[Entries with chart source code]
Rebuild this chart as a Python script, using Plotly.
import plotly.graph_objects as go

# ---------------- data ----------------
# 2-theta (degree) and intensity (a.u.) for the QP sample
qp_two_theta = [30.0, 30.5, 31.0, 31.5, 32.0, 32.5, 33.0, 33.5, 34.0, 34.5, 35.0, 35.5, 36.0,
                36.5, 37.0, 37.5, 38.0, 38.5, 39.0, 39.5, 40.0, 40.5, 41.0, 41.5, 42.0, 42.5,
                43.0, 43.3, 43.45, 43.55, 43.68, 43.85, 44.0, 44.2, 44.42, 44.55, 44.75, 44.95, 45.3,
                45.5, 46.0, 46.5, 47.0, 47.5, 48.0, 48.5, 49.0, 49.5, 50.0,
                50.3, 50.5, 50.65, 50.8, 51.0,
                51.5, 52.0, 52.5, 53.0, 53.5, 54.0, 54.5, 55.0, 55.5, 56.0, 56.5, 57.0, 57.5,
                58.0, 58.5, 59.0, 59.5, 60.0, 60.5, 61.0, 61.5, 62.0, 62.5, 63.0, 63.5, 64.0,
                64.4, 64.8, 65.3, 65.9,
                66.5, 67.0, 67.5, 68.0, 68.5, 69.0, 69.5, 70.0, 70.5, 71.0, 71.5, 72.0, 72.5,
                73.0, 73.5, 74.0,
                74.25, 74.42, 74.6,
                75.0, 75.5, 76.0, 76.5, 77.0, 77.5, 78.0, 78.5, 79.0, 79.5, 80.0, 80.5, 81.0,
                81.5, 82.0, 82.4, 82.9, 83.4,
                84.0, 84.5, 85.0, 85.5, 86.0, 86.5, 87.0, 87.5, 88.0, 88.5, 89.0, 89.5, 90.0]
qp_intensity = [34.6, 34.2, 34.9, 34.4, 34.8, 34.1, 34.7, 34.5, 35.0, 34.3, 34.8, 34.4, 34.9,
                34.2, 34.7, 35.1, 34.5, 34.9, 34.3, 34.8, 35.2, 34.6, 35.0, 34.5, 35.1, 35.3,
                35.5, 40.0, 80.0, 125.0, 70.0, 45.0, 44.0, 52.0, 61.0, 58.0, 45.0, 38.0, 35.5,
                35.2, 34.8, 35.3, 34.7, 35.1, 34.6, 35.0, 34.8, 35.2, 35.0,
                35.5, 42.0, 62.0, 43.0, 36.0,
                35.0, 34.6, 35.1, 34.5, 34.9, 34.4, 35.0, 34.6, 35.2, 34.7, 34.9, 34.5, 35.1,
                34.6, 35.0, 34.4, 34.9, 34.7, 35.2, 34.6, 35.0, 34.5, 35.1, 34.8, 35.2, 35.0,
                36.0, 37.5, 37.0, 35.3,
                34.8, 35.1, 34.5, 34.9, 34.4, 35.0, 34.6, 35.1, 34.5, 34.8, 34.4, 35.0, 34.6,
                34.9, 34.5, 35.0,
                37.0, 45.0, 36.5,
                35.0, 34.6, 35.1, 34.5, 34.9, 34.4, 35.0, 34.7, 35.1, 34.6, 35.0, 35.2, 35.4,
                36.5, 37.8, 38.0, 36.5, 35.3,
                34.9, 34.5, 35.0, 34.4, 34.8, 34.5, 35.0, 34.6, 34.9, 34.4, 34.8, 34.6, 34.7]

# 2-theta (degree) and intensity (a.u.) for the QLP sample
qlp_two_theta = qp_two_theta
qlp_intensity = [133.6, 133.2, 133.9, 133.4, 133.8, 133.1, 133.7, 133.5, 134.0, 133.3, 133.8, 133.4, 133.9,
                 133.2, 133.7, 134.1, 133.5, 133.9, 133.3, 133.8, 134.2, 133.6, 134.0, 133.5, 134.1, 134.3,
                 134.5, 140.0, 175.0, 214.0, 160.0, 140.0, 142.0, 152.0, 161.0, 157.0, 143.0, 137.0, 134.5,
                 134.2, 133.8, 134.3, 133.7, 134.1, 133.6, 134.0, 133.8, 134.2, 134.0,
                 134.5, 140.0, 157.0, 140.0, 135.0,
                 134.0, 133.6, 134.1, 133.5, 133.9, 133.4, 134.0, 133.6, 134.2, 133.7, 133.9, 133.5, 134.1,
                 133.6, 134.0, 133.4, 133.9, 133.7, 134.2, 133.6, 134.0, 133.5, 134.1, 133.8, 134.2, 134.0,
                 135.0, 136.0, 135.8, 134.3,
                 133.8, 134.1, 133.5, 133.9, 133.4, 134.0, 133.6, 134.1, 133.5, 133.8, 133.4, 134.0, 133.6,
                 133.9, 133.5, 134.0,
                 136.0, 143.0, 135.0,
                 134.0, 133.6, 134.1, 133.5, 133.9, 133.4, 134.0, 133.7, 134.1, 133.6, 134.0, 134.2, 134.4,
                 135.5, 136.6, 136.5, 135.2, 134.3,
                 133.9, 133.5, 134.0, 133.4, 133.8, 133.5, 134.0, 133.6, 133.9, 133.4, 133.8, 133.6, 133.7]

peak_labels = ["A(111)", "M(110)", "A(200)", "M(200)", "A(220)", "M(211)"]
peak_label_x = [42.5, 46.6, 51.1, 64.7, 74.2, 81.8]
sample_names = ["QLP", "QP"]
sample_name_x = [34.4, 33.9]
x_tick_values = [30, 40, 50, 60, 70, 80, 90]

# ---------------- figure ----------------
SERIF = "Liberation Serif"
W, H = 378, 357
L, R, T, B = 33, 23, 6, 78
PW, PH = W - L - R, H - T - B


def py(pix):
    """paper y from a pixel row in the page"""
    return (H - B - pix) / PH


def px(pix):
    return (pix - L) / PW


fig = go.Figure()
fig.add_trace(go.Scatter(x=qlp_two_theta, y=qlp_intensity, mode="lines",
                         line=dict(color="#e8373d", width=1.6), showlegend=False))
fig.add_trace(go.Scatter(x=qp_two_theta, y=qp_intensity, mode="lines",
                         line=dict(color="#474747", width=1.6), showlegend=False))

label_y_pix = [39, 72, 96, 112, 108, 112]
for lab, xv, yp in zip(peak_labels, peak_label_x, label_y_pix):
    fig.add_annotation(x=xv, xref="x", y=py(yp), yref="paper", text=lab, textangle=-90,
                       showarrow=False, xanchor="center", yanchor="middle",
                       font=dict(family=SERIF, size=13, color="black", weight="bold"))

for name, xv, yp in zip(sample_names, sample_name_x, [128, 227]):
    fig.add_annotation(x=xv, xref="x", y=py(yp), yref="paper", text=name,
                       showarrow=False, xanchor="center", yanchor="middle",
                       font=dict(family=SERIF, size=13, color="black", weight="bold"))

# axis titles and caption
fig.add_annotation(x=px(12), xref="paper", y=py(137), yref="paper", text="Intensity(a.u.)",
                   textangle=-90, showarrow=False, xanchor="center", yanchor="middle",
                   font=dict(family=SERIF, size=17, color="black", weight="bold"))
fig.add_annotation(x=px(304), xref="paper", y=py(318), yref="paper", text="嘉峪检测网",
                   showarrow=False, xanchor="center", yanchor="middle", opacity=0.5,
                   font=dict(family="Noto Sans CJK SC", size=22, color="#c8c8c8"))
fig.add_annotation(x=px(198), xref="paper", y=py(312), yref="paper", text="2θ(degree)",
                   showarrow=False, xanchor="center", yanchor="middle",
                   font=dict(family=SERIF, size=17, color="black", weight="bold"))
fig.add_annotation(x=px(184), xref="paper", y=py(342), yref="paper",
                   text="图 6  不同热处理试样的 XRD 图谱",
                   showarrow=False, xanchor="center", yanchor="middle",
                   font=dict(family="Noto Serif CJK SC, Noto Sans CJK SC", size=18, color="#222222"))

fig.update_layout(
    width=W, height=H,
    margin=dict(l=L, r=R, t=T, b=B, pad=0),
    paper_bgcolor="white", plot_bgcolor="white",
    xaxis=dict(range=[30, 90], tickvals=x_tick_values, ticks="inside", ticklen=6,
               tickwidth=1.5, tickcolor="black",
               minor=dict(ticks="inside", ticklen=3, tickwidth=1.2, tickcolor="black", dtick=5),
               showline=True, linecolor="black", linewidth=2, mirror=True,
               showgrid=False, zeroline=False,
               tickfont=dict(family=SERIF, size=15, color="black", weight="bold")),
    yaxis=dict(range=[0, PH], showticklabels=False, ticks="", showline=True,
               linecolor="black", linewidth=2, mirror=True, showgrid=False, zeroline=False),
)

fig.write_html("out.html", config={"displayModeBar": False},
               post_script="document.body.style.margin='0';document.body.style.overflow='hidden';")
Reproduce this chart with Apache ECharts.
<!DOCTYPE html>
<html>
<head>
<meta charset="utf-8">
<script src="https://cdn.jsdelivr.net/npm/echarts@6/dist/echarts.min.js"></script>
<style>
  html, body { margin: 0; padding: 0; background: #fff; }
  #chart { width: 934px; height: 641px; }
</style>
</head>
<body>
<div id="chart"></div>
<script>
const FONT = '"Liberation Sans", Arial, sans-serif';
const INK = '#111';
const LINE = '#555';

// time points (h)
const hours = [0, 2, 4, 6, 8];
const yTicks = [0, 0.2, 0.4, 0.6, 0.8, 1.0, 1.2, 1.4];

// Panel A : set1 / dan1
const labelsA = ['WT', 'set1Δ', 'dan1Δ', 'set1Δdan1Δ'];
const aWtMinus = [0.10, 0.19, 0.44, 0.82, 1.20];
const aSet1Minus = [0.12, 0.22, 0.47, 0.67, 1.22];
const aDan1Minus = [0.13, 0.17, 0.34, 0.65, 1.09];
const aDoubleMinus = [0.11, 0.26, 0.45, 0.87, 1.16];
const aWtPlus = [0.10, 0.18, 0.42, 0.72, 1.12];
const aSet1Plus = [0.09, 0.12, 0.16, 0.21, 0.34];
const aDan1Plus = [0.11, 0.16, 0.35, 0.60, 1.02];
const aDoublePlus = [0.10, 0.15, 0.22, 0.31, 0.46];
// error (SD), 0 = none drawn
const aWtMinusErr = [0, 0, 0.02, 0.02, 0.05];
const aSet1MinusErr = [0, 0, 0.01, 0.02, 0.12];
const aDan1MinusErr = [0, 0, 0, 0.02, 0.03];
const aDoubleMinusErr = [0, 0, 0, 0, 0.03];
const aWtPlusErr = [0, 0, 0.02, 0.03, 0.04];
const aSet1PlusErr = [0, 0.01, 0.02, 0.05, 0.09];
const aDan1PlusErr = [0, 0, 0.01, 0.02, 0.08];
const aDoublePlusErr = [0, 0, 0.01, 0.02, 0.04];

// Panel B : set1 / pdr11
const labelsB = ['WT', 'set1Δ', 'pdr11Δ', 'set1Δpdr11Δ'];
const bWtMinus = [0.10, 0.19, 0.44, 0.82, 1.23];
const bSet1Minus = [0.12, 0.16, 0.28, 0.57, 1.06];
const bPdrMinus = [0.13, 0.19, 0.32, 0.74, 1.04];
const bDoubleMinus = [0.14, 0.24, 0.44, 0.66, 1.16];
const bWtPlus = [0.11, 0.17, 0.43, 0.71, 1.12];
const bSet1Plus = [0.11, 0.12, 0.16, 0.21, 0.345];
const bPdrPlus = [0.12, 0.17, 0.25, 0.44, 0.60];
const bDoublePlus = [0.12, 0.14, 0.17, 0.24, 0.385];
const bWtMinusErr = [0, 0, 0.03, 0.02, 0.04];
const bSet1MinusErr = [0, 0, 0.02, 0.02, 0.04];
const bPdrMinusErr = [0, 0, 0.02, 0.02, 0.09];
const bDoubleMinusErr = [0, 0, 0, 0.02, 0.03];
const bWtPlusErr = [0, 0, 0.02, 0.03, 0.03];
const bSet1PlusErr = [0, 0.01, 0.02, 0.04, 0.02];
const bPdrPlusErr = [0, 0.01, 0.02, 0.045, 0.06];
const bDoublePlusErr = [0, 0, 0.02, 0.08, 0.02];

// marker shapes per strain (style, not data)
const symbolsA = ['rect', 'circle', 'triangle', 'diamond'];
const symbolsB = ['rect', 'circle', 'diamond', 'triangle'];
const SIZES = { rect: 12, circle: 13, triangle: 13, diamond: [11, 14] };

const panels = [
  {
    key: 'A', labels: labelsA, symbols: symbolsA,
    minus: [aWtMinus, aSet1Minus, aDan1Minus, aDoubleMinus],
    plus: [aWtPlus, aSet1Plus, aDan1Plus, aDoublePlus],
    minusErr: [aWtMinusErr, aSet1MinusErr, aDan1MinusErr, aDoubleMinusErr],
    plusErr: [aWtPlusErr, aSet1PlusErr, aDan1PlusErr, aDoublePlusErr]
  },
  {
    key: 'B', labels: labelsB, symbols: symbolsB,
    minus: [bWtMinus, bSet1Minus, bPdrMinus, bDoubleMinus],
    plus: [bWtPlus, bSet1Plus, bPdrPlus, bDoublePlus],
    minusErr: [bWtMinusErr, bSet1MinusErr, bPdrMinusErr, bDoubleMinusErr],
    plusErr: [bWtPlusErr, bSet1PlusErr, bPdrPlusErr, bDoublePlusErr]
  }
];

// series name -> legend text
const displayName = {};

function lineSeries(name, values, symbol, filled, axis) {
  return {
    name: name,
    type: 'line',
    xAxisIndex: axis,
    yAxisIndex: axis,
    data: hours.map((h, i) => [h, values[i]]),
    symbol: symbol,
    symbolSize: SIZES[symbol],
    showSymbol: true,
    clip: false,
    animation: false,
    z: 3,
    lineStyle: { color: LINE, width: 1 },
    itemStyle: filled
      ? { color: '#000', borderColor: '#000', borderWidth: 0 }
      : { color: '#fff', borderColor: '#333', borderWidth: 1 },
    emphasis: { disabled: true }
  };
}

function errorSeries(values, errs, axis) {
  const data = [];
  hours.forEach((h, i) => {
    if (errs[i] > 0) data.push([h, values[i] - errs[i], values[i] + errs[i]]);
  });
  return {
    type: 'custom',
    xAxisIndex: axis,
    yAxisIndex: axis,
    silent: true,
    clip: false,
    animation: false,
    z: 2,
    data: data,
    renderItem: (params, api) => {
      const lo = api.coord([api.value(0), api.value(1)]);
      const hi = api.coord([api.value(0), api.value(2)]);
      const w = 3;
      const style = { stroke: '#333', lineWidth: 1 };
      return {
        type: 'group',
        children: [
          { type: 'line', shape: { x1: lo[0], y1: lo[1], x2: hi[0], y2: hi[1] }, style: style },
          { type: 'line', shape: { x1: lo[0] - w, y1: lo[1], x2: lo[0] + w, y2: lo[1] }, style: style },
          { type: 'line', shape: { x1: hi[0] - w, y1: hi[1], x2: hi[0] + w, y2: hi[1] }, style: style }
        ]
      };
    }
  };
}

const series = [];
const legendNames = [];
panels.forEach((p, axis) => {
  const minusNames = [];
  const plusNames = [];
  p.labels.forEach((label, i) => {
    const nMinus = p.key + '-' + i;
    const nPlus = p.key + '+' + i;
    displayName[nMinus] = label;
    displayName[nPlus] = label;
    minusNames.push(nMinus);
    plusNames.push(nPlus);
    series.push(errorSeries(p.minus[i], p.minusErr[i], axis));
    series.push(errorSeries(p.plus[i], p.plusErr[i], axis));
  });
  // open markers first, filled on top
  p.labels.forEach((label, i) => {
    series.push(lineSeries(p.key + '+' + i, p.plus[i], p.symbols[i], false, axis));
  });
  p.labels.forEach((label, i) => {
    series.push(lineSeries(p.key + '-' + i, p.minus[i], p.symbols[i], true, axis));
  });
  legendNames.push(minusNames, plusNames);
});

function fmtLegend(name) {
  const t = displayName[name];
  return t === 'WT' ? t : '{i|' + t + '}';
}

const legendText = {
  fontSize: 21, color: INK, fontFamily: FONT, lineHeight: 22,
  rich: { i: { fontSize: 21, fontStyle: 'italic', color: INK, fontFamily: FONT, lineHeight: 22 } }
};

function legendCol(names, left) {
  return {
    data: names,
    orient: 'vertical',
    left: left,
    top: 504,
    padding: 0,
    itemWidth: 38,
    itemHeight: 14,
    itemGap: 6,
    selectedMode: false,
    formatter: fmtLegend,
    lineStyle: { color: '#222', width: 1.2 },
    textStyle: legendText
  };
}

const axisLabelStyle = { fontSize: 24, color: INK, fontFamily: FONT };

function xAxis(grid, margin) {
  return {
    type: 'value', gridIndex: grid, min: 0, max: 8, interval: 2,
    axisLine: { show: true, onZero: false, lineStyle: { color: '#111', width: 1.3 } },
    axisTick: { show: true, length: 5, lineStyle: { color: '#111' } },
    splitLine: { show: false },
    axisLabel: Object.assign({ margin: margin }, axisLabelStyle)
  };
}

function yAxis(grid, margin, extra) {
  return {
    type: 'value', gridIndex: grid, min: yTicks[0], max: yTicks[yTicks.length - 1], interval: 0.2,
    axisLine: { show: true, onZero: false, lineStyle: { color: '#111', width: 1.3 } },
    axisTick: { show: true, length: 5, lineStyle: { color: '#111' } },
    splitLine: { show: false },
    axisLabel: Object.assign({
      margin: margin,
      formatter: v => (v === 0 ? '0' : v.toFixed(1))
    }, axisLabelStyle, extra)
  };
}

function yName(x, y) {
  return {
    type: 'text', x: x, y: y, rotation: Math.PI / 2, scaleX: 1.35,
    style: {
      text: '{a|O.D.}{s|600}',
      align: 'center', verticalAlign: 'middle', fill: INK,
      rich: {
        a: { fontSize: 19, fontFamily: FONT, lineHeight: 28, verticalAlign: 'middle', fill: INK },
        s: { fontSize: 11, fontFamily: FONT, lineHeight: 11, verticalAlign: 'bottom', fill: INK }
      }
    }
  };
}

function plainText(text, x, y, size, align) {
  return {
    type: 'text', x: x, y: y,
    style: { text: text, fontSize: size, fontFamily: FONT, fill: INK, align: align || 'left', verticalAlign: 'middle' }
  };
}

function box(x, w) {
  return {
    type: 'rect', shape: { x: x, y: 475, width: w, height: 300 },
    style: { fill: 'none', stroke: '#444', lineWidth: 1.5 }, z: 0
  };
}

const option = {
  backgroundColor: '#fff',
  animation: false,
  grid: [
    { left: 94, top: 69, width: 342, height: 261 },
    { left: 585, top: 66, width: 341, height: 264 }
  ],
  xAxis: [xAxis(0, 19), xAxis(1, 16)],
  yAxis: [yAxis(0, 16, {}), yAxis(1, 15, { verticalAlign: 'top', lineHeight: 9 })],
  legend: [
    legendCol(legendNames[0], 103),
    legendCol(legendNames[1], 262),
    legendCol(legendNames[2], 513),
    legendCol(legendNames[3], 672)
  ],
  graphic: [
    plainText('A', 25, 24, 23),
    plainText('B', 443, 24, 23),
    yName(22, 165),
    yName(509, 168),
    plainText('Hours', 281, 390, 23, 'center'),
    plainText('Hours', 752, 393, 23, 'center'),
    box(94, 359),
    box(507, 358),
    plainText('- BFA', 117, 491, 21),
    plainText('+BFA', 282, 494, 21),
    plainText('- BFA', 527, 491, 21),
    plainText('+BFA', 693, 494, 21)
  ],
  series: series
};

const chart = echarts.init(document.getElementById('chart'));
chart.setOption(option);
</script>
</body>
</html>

Exercise:
Return only the lines from the beginning of the material up to and including the line with "import plotly.graph_objects as go", exactly as written.

Solved problem:
Rebuild this chart as a Python script, using Plotly.
import plotly.graph_objects as go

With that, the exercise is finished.